Botanists as heroes? Sounds unlikely, you say. But you would be glad to have a good botanist around if a carnivorous vine kept stealing your pizza. Or a man-eating plant was trying to hypnotize your dad.
Lee Aase of SMUG (Social Media University Global) has me be a guinea pig on one of his podcast classes. I gave Lee chapter three of the audio book the talented Toby Palmer has put together for me. Those of you who hear the audio book may want to know what chapter one and two are all about…..
Chapter 1 – From beneath the snow, daffodils pop from the ground. A fire-bush sizzles and steams under fat snowflakes. A blue vine wiggles through the drifts. Our heroine Lilly sleeps inside her house, unaware of the action. A cloaked stranger approaches the house, casts a gray powder over the yard, and all the plants fall still.

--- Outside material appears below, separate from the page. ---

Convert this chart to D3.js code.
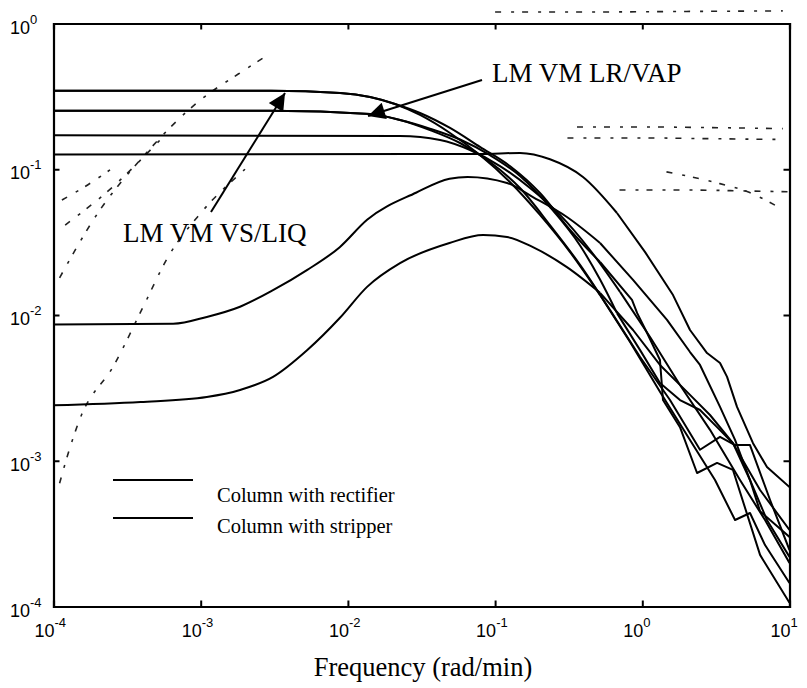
<!DOCTYPE html>
<html><head><meta charset="utf-8">
<script src="https://cdn.jsdelivr.net/npm/d3@7"></script>
<style>body{margin:0;background:#fff}svg{display:block}</style>
</head><body>
<svg id="c" width="807" height="688"></svg>
<script>
// ---- data ----
const xTicks = [1e-4, 1e-3, 1e-2, 1e-1, 1e0, 1e1];
const xTickExp = ["-4", "-3", "-2", "-1", "0", "1"];
const yTicks = [1e-4, 1e-3, 1e-2, 1e-1, 1e0];
const yTickExp = ["-4", "-3", "-2", "-1", "0"];
const xLabel = "Frequency (rad/min)";
const legendLabels = ["Column with rectifier", "Column with stripper"];
const noteVS = "LM VM VS/LIQ";
const noteLR = "LM VM LR/VAP";

const curveA = [[1e-4,.345],[3e-3,.345],[0.00884,.3334],[0.01413,.3131],[0.0209,.2804],[0.0309,.2357],[0.0494,.1773],[0.0789,.1253],[0.126,.0818],[0.2018,.0486],[0.323,.027],[0.5164,.0137],[0.826,.00653],[1.318,.00297],[2.109,.00139],[3.119,.000738],[4.266,.000392],[5.39,.000438],[6.82,.000264],[10,.000145]];
const curveB = [[1e-4,.252],[3e-3,.252],[0.01413,.2394],[0.0226,.2178],[0.0361,.1858],[0.0578,.1514],[0.0923,.1121],[0.1476,.0744],[0.236,.0414],[0.3776,.0221],[0.604,.0108],[0.966,.00515],[1.542,.00261],[2.466,.00119],[3.373,.00146],[4.266,.00128],[5.39,.00128],[7.38,.000538],[10,.000244]];
const curveC = [[1e-4,.171],[0.0226,.169],[0.0423,.1588],[0.0676,.1355],[0.108,.1052],[0.1726,.0744],[0.276,.0486],[0.4416,.0279],[0.706,.0144],[1.129,.00707],[1.803,.00331],[2.884,.00163],[4.61,.000738],[6.82,.000392],[10,.000199]];
const curveD = [[1e-4,.126],[0.0309,.1273],[0.0789,.1273],[0.1476,.1294],[0.236,.117],[0.3954,.0885],[0.673,.0501],[1.045,.027],[1.617,.0137],[2.109,.00789],[2.753,.00548],[3.373,.00469],[3.766,.00376],[4.40,.00234],[5.65,.00132],[7.03,.000906],[10,.00066]];
const curveE = [[1e-4,.0086],[6.5e-4,.0087],[1.1e-3,.0097],[1.85e-3,.0114],[3.1e-3,.0148],[5.3e-3,.0204],[8.8e-3,.0292],[0.0135,.045],[0.029,.069],[0.049,.086],[0.065,.0885],[0.1205,.0805],[0.1807,.0645],[0.3076,.047],[0.5164,.0312],[0.865,.0174],[1.472,.00925],[2.109,.00557],[2.466,.00454],[3.373,.00234],[4.266,.00139],[5.39,.000738],[6.31,.00045],[10,.0003]];
const curveF = [[1e-4,.0024],[3.9e-4,.00253],[1.1e-3,.00274],[1.85e-3,.00306],[3.1e-3,.00376],[5.3e-3,.00575],[8.8e-3,.00953],[0.0135,.0156],[0.0226,.0227],[0.049,.0312],[0.083,.0354],[0.1205,.0343],[0.1807,.0292],[0.3076,.0213],[0.5164,.0142],[0.865,.00789],[1.318,.00454],[2.109,.00283],[2.884,.00206],[4.13,.00132],[6.31,.00063],[10,.000335]];
const curveG = [[1e-4,.345],[3e-3,.345],[0.00884,.3334],[0.01413,.3131],[0.0209,.2804],[0.0309,.2432],[0.0494,.1919],[0.0789,.1422],[0.126,.1052],[0.2018,.0687],[0.323,.0383],[0.5164,.0231],[0.851,.0127],[0.923,.0103],[1.078,.00753],[1.318,.00491],[1.382,.00261],[1.803,.0017],[2.355,.000824],[3.22,.000966],[4.13,.000865],[6.31,.000226],[10,.000106]];
const curveH = [[1e-4,.252],[3e-3,.252],[0.01413,.2394],[0.0226,.2178],[0.0361,.19],[0.0578,.16],[0.0923,.125],[0.1476,.09],[0.236,.055],[0.3776,.03],[0.5164,.0175],[0.673,.0103],[0.966,.00574],[1.318,.00342],[1.803,.00261],[2.466,.00223],[3.22,.0017],[4.13,.00132],[5.39,.000738],[7.03,.000392],[10,.000219]];
const curves = [curveA, curveB, curveC, curveD, curveE, curveF, curveG, curveH];

// faint dashed traces (scanned grey lines)
const ghost1 = [[1.1e-4,.0007],[1.25e-4,.0011],[1.5e-4,.0019],[2.6e-4,.0046],[4e-4,.011],[6e-4,.025],[1e-3,.05],[2e-3,.1]];
const ghost2 = [[1.1e-4,.018],[2e-4,.05],[4e-4,.12],[1e-3,.3],[1.8e-3,.45],[2.8e-3,.6]];
const ghost3 = [[0.36,.195],[1,.195],[3,.193],[9,.19]];
const ghost4 = [[0.31,.164],[1,.164],[3,.162],[9,.16]];
const ghost5 = [[0.7,.072],[2,.072],[5,.071],[10,.07]];
const ghost6 = [[1.46,.096],[3,.082],[5.2,.07],[9,.053]];
const ghost7 = [[0.1,1.2],[0.5,1.2],[2,1.21],[9,1.22]];
const ghost8 = [[1.14e-4,.0615],[1.6e-4,.075],[2.42e-4,.099]];
const ghost9 = [[1.2e-4,.0414],[2.5e-4,.075],[5.3e-4,.159]];
const ghosts = [ghost1, ghost2, ghost3, ghost4, ghost5, ghost6, ghost7, ghost8, ghost9];

// split point between the smooth low-frequency part and the sampled, polygonal high-frequency part
const splitFreq = 0.8;

// ---- drawing ----
const svg = d3.select("#c");
const L = 53.5, R = 789.5, T = 23.5, B = 606.5;
const x = d3.scaleLog().domain([1e-4, 1e1]).range([L, R]);
const y = d3.scaleLog().domain([1e-4, 1e0]).range([B, T]);

const smooth = d3.line().x(d => x(d[0])).y(d => y(d[1])).curve(d3.curveMonotoneX);
const poly = d3.line().x(d => x(d[0])).y(d => y(d[1])).curve(d3.curveLinear);

svg.append("clipPath").attr("id", "plotclip").append("rect")
  .attr("x", L).attr("y", 0).attr("width", R - L).attr("height", B);

const g = svg.append("g");
g.selectAll("path.ghost").data(ghosts).join("path")
  .attr("class", "ghost").attr("d", smooth)
  .attr("fill", "none").attr("stroke", "#222").attr("stroke-width", 1.6)
  .attr("stroke-dasharray", "6,10,3,8");

const gc = svg.append("g").attr("clip-path", "url(#plotclip)");
curves.forEach(c => {
  const k = c.findIndex(d => d[0] >= splitFreq);
  const lo = c.slice(0, k);
  const hi = c.slice(k - 1);
  gc.append("path").datum(lo).attr("d", smooth)
    .attr("fill", "none").attr("stroke", "#000").attr("stroke-width", 2);
  gc.append("path").datum(hi).attr("d", poly)
    .attr("fill", "none").attr("stroke", "#000").attr("stroke-width", 2)
    .attr("stroke-linejoin", "round");
});

// axes with inside ticks on all sides
const tickLen = 6;
const fmt = () => "";
svg.append("g").attr("transform", `translate(0,${B})`)
  .call(d3.axisBottom(x).tickValues(xTicks).tickSize(-tickLen).tickFormat(fmt));
svg.append("g").attr("transform", `translate(0,${T})`)
  .call(d3.axisTop(x).tickValues(xTicks).tickSize(-tickLen).tickFormat(fmt));
svg.append("g").attr("transform", `translate(${L},0)`)
  .call(d3.axisLeft(y).tickValues(yTicks).tickSize(-tickLen).tickFormat(fmt));
svg.append("g").attr("transform", `translate(${R},0)`)
  .call(d3.axisRight(y).tickValues(yTicks).tickSize(-tickLen).tickFormat(fmt));
svg.selectAll(".domain").attr("stroke", "#000").attr("stroke-width", 2.2);
svg.selectAll(".tick line").attr("stroke", "#000").attr("stroke-width", 2);

// tick labels
const sans = "'Liberation Sans', Arial, sans-serif";
const serif = "'Liberation Serif', 'Times New Roman', serif";
xTicks.forEach((t, i) => {
  const tx = svg.append("text").attr("x", x(t) - 19).attr("y", B + 30)
    .attr("font-family", sans).attr("font-size", 18);
  tx.append("tspan").text("10");
  tx.append("tspan").attr("dy", -10).attr("font-size", 13).text(xTickExp[i]);
});
yTicks.forEach((t, i) => {
  const ty = svg.append("text").attr("x", 10).attr("y", y(t) + 10)
    .attr("font-family", sans).attr("font-size", 18);
  ty.append("tspan").text("10");
  ty.append("tspan").attr("dy", -10).attr("font-size", 13).text(yTickExp[i]);
});

svg.append("text").attr("x", 423).attr("y", 676).attr("text-anchor", "middle")
  .attr("font-family", serif).attr("font-size", 26.5).text(xLabel);

// legend
legendLabels.forEach((lab, i) => {
  const ly = [480, 518][i];
  svg.append("line").attr("x1", 113).attr("x2", 193).attr("y1", ly).attr("y2", ly)
    .attr("stroke", "#000").attr("stroke-width", 2);
  svg.append("text").attr("x", 217).attr("y", [502, 533][i])
    .attr("font-family", serif).attr("font-size", 20.5).text(lab);
});

// annotations with arrows
svg.append("defs").append("marker").attr("id", "ah").attr("viewBox", "0 0 10 10")
  .attr("refX", 10).attr("refY", 5).attr("markerWidth", 21).attr("markerHeight", 17)
  .attr("markerUnits", "userSpaceOnUse").attr("orient", "auto")
  .append("path").attr("d", "M0,0 L10,5 L0,10 z").attr("fill", "#000");

svg.append("line").attr("x1", 211).attr("y1", 212).attr("x2", 285).attr("y2", 93)
  .attr("stroke", "#000").attr("stroke-width", 2).attr("marker-end", "url(#ah)");
svg.append("text").attr("x", 123).attr("y", 242).attr("font-family", serif)
  .attr("font-size", 27).text(noteVS);

svg.append("line").attr("x1", 482).attr("y1", 80).attr("x2", 368).attr("y2", 116)
  .attr("stroke", "#000").attr("stroke-width", 2).attr("marker-end", "url(#ah)");
svg.append("text").attr("x", 492).attr("y", 82).attr("font-family", serif)
  .attr("font-size", 27).text(noteLR);
</script>
</body></html>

Chapter 2 – Lilly is running to school (late) when she notices that the iron gate of the vacant house next door is open. Lilly meets Zoey.
Chapter 3 – Lilly is really late for school – she sprints into her classroom and is berated by her devilishly-strict teacher, Mr. Widison. Mr. Widison’s father (The Elder) also teaches at the school. He is so old he has a hard time handling his dentures. The Elder bursts into the room to say that the hall is filled with flowers.